The match was made in heaven – the chef was astounded – he couldn’t imagine anything else matching as well as this.

My opinion: - the 1907 Bual is possibly the ‘perfect’ wine to display what Madeira is all about. It shows all the characteristics that make Madeira what it is. I can’t think of a better example to show why this Board exists. Unfortunately now retails for about $800!!!!!!!!!! However a few attendees felt that the (relative) lack of complexity was a detriment – just too young.

1907 Vintage Malvazia – JB (reasonably sure this is Barros; no selo de garantia)

Slight aside, the previous wine and this one had deposited nearly all their sediment as a film on the bottle. Both were much lighter (in appearance) than the more recently bottled examples. However, I put that down to time spent in glass (bulk) before bottling, rather than just bottle age, as both bottles were obviously of relatively modern production.
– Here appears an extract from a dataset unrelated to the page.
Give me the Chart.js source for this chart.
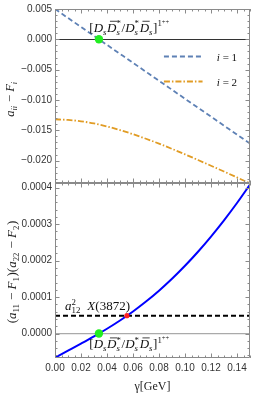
<!DOCTYPE html>
<html><head><meta charset="utf-8">
<script src="https://cdn.jsdelivr.net/npm/chart.js@4.4.0/dist/chart.umd.min.js"></script>
<style>
html,body{margin:0;padding:0;background:#fff;}
#wrap{position:relative;width:266px;height:395px;}
canvas{position:absolute;left:0;top:0;}
</style>
</head><body>
<div id="wrap"><canvas id="c1" width="266" height="395"></canvas><canvas id="c2" width="266" height="395"></canvas></div>
<script>
// ---------- data ----------
const gamma   = [0, 0.01, 0.02, 0.03, 0.04, 0.05, 0.06, 0.07, 0.08, 0.09, 0.10, 0.11, 0.12, 0.13, 0.14, 0.15];
const diag1   = [0.00500, 0.00352, 0.00204, 0.00056, -0.00092, -0.00240, -0.00388, -0.00536, -0.00684, -0.00832, -0.00980, -0.01128, -0.01276, -0.01424, -0.01572, -0.01720];
const diag2   = [-0.01320, -0.01330, -0.01352, -0.01388, -0.01437, -0.01497, -0.01565, -0.01640, -0.01721, -0.01807, -0.01897, -0.01990, -0.02085, -0.02181, -0.02278, -0.02376];
const product = [-6.600e-5, -4.682e-5, -2.758e-5, -0.777e-5, 1.322e-5, 3.593e-5, 6.072e-5, 8.790e-5, 11.772e-5, 15.034e-5, 18.591e-5, 22.447e-5, 26.605e-5, 31.057e-5, 35.810e-5, 40.867e-5];
const a12sq = 0.000049;
const thresholdGamma = [0.0338];
const thresholdValue = [0];
const x3872Gamma = [0.0553];
const x3872Value = [0.000049];
const xTicks = [0, 0.02, 0.04, 0.06, 0.08, 0.10, 0.12, 0.14];
const xTickLabels = ['0.00','0.02','0.04','0.06','0.08','0.10','0.12','0.14'];
const topYTicks = [0.005, 0, -0.005, -0.010, -0.015, -0.020];
const topYTickLabels = ['0.005','0.000','\u22120.005','\u22120.010','\u22120.015','\u22120.020'];
const botYTicks = [0, 0.0001, 0.0002, 0.0003, 0.0004];
const botYTickLabels = ['0.0000','0.0001','0.0002','0.0003','0.0004'];
const legendLabels = ['1', '2'];

// ---------- helpers ----------
const SERIF = '"Liberation Serif", "Times New Roman", serif';
const SANS = '"Liberation Sans", Arial, sans-serif';
const FRAME = '#8a8a8a';
function pts(xs, ys){ return xs.map((x,i)=>({x:x, y:ys[i]})); }
function setF(ctx, size, it){ ctx.font = (it?'italic ':'') + size + 'px ' + SERIF; }
function richLayout(ctx, segs, size, draw, x0, y){
  let x = x0;
  for (const s of segs){
    if (s.t !== undefined){
      setF(ctx, size, s.it);
      const w = ctx.measureText(s.t).width;
      if (draw){
        ctx.fillText(s.t, x, y);
        if (s.bar){
          ctx.save(); ctx.lineWidth = 0.8; ctx.beginPath();
          ctx.moveTo(x + w*0.3, y - size*0.8); ctx.lineTo(x + w + size*0.05, y - size*0.8); ctx.stroke(); ctx.restore();
        }
      }
      x += w + (s.sp||0);
    } else {
      const ss = size*0.68;
      setF(ctx, ss, s.it);
      let w = 0;
      if (s.sub !== undefined){ const ww = ctx.measureText(s.sub).width; if (draw) ctx.fillText(s.sub, x, y + size*0.22); w = Math.max(w, ww); }
      if (s.sup !== undefined){ setF(ctx, ss, s.supIt); const ww = ctx.measureText(s.sup).width; if (draw) ctx.fillText(s.sup, x + (s.supDx||0), y - size*0.40); w = Math.max(w, ww + (s.supDx||0)); }
      if (s.sup2 !== undefined){ setF(ctx, size*0.5, false); const ww = ctx.measureText(s.sup2).width; if (draw) ctx.fillText(s.sup2, x + w, y - size*0.62); w += ww; }
      x += w + size*0.05;
    }
  }
  return x - x0;
}
function drawRich(ctx, segs, x, y, size, align, color){
  ctx.save();
  ctx.fillStyle = color || '#111'; ctx.strokeStyle = color || '#111';
  ctx.textBaseline = 'alphabetic'; ctx.textAlign = 'left';
  const w = richLayout(ctx, segs, size, false, 0, 0);
  let sx = x;
  if (align === 'center') sx = x - w/2;
  if (align === 'right') sx = x - w;
  richLayout(ctx, segs, size, true, sx, y);
  ctx.restore();
}
const stateLabel = [
  {t:'['}, {t:'D', it:1}, {sub:'s', it:1}, {t:'D', it:1, bar:1}, {sub:'s', sup:'*', it:1},
  {t:'/'}, {t:'D', it:1}, {sub:'s', sup:'*', it:1}, {t:'D', it:1, bar:1}, {sub:'s', it:1},
  {t:']'}, {sup:'1', sup2:'++'}
];
const topYTitle = [{t:'a', it:1}, {sub:'ii', it:1}, {t:' \u2212 '}, {t:'F', it:1}, {sub:'i', it:1}];
const botYTitle = [{t:'('}, {t:'a', it:1}, {sub:'11'}, {t:' \u2212 '}, {t:'F', it:1}, {sub:'1'}, {t:')('},
                   {t:'a', it:1}, {sub:'22'}, {t:' \u2212 '}, {t:'F', it:1}, {sub:'2'}, {t:')'}];

function frameTicks(chart, xMinor, yMinor, yMajor, xMajor){
  const {ctx, chartArea:a} = chart;
  const xs = chart.scales.x, ys = chart.scales.y;
  ctx.save();
  ctx.strokeStyle = FRAME; ctx.lineWidth = 1;
  ctx.beginPath();
  ctx.rect(Math.round(a.left)+0.5, Math.round(a.top)+0.5, Math.round(a.right-a.left)-1, Math.round(a.bottom-a.top)-1);
  ctx.stroke();
  ctx.beginPath();
  const near = (v, st) => Math.abs(v/st - Math.round(v/st)) < 1e-6;
  for (let i = Math.ceil(xs.min/xMinor - 1e-9); i*xMinor <= xs.max + 1e-12; i++){
    const v = i*xMinor, px = Math.round(xs.getPixelForValue(v)) + 0.5;
    const L = near(v, xMajor) ? 4.5 : 2.5;
    ctx.moveTo(px, a.top); ctx.lineTo(px, a.top + L);
    ctx.moveTo(px, a.bottom); ctx.lineTo(px, a.bottom - L);
  }
  for (let i = Math.ceil(ys.min/yMinor - 1e-9); i*yMinor <= ys.max + 1e-12; i++){
    const v = i*yMinor, py = Math.round(ys.getPixelForValue(v)) + 0.5;
    const L = near(v, yMajor) ? 4.5 : 2.5;
    ctx.moveTo(a.left, py); ctx.lineTo(a.left + L, py);
    ctx.moveTo(a.right, py); ctx.lineTo(a.right - L, py);
  }
  ctx.stroke();
  ctx.restore();
}

const tickFont = {family: SANS, size: 10};
const baseOpts = {responsive:false, animation:false, devicePixelRatio:1,
  plugins:{legend:{display:false}, tooltip:{enabled:false}}, elements:{line:{cubicInterpolationMode:'monotone'}}};

// ---------- top chart ----------
const topPlugin = {id:'topDecor', afterDraw(chart){
  const ctx = chart.ctx, xs = chart.scales.x, ys = chart.scales.y;
  frameTicks(chart, 0.005, 0.001, 0.005, 0.02);
  drawRich(ctx, stateLabel, xs.getPixelForValue(0.0264), ys.getPixelForValue(0.00126), 13, 'left');
  const items = [{c:'#5E81B5', d:[5,3]}, {c:'#E19C24', d:[6,2,1.5,2]}];
  const ly = [-0.00275, -0.00688];
  items.forEach((it, k) => {
    const y = Math.round(ys.getPixelForValue(ly[k])) + 0.5;
    ctx.save(); ctx.strokeStyle = it.c; ctx.lineWidth = 1.8; ctx.setLineDash(it.d);
    ctx.beginPath(); ctx.moveTo(xs.getPixelForValue(0.0838), y); ctx.lineTo(xs.getPixelForValue(0.1135), y); ctx.stroke(); ctx.restore();
    drawRich(ctx, [{t:'i', it:1}, {t:' = ' + legendLabels[k]}], xs.getPixelForValue(0.1245), y + 4, 11, 'left');
  });
  ctx.save(); ctx.translate(14, 99); ctx.rotate(-Math.PI/2);
  drawRich(ctx, topYTitle, 0, 0, 12.5, 'center', '#222'); ctx.restore();
}};
new Chart(document.getElementById('c1'), {
  type:'line',
  data:{datasets:[
    {type:'scatter', data:pts(thresholdGamma, thresholdValue), pointRadius:4.2, pointBackgroundColor:'#22EE22', pointBorderWidth:0},
    {data:pts(gamma, diag1), borderColor:'#5E81B5', borderWidth:1.8, borderDash:[5,3], pointRadius:0, fill:false},
    {data:pts(gamma, diag2), borderColor:'#E19C24', borderWidth:1.8, borderDash:[6,2,1.5,2], pointRadius:0, fill:false}
  ]},
  options:Object.assign({}, baseOpts, {
    layout:{padding:{top:9, bottom:395-183, left:0, right:16}},
    scales:{
      x:{type:'linear', min:0, max:0.15, display:false},
      y:{type:'linear', min:-0.0237, max:0.005,
        afterBuildTicks(s){ s.ticks = topYTicks.map(v=>({value:v})); },
        afterFit(s){ s.width = 55; },
        ticks:{autoSkip:false, padding:3, color:'#333', font:tickFont, callback:(v,i)=>topYTickLabels[i]},
        grid:{drawTicks:false, color:(c)=> (c.tick && c.tick.value === 0) ? '#333' : 'rgba(0,0,0,0)', lineWidth:1},
        border:{display:false}
      }
    }
  }),
  plugins:[topPlugin]
});

// ---------- bottom chart ----------
const botPlugin = {id:'botDecor', afterDraw(chart){
  const ctx = chart.ctx, xs = chart.scales.x, ys = chart.scales.y;
  frameTicks(chart, 0.005, 0.00002, 0.0001, 0.02);
  drawRich(ctx, stateLabel, xs.getPixelForValue(0.0264), ys.getPixelForValue(-0.0000404), 13, 'left');
  drawRich(ctx, [{t:'a', it:1}, {sub:'12', sup:'2'}], xs.getPixelForValue(0.0077), ys.getPixelForValue(0.0000646), 13, 'left');
  drawRich(ctx, [{t:'X', it:1}, {t:'(3872)'}], xs.getPixelForValue(0.0249), ys.getPixelForValue(0.0000646), 13, 'left');
  ctx.save(); ctx.translate(16, 272); ctx.rotate(-Math.PI/2);
  drawRich(ctx, botYTitle, 0, 0, 13, 'center', '#222'); ctx.restore();
}};
new Chart(document.getElementById('c2'), {
  type:'line',
  data:{datasets:[
    {type:'scatter', data:pts(x3872Gamma, x3872Value), pointRadius:2.6, pointBackgroundColor:'#FF2020', pointBorderWidth:0},
    {type:'scatter', data:pts(thresholdGamma, thresholdValue), pointRadius:4.2, pointBackgroundColor:'#22EE22', pointBorderWidth:0},
    {data:pts(gamma, product), borderColor:'#0000FF', borderWidth:2, pointRadius:0, fill:false},
    {data:pts([0, 0.15], [a12sq, a12sq]), borderColor:'#000', borderWidth:2, borderDash:[5,3], pointRadius:0, fill:false}
  ]},
  options:Object.assign({}, baseOpts, {
    layout:{padding:{top:183, bottom:0, left:0, right:16}},
    scales:{
      x:{type:'linear', min:0, max:0.15, position:'bottom',
        afterBuildTicks(s){ s.ticks = xTicks.map(v=>({value:v})); },
        afterFit(s){ s.height = 37; },
        ticks:{autoSkip:false, maxRotation:0, padding:4, color:'#333', font:tickFont, callback:(v,i)=>xTickLabels[i]},
        grid:{display:false, drawTicks:false}, border:{display:false},
        title:{display:true, text:'\u03b3[GeV]', color:'#222', font:{family:SERIF, size:12}, padding:{top:0, bottom:1}}
      },
      y:{type:'linear', min:-0.000067, max:0.000413,
        afterBuildTicks(s){ s.ticks = botYTicks.map(v=>({value:v})); },
        afterFit(s){ s.width = 55; },
        ticks:{autoSkip:false, padding:3, color:'#333', font:tickFont, callback:(v,i)=>botYTickLabels[i]},
        grid:{drawTicks:false, color:(c)=> (c.tick && c.tick.value === 0) ? '#aaaaaa' : 'rgba(0,0,0,0)', lineWidth:1.2},
        border:{display:false}
      }
    }
  }),
  plugins:[botPlugin]
});
</script>
</body></html>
Light tawny colour with a thinner edge – hint of lime colour in rim, rather than olive.
Nose a little subdued, with pronounced chestnuts and a hint of lemon.
Immediate alcohol on palate, followed by orange/tangerine flavours. Very acidic, but lacks the mouth feel usually experienced with malmseys. Certainly elegant and balanced with a long finish of essence of orange. Still has a long life ahead, although is more Bual than Malmsey in its structure. Put my remaining bottle back in the cellar (for 2032?)

1907 Vintage Malvazia Reserva – d’Oliveiras
Medium tawny/chestnut colour, colour flowing evenly through edge. Hint of yellow in rim.
Nose deeper with lemon and tangerine peel notes.
On palate, persistent orange peel. Much weightier in mouth and very concentrated. Some balancing acidity. Overall, the flavour, although deep, lacked some complexity. Recommend drinking now – don’t think this one will improve with more age and it shows typical Malmsey style now (incidentally scheduled to try this again next month).

Both the Malvazias were served at the end of the meal. The actual course was a Niagara Spy Apple Tart with Farm Apple Cider Ice Cream and Cinnamon. If I was to repeat, I’d add some nuts/dried fruits/caramel/citrus peel to pick up on these notes in the wines.

Nobody took up the 'soft' offer to attend, mentioned in my post below, trying to ascertain the origin of the JB wine. We finally filled the event only 3 days ahead - I think they'll all be back next year!

Posted: Mon Nov 26, 2007 12:02 pm
by Roy Hersh
Have to run to the airport but just saw this great tasting of the '07s and wanted to say thanks for posting such an incredibly focused tasting of three fine bottles of Madeira.

It will have me thinking Madeira as soon as I get home tonight.

Posted: Thu Dec 13, 2007 7:35 pm
by Alan Gardner
Tasted another bottle of the d' Oliveiras 1907 Malmsey. Unfortunately my records don't show whether this was purchased at the same time as the one above.

This bottle:
deep chocolate colour with lime edge,
Sweet Orange Peel nose,
Taste sweet with orange peel (so far similar note to earlier bottle); but full fruit and lively with great balance and orange peel on the edge evolving to lime juice. Excellent bright acidity with very long finish.

This showed more complexity and brighter fruit than the previous example. If they were from the same 'lot', then the only real difference was that the first sample was decanted about 4 hours before consuming, while this botttle decanted less than an hour before.
Which suggests that there was a noticeable decline in those extra 3 hours in decanter. Notably the dissipation of the fresh fruit character (orange in both but lime turning to lemon with air exposure). I would have estimated another 20+ years for this bottle, whereas the other was unlikely to improve.
Could around 3 hours exposure affect this wine that much?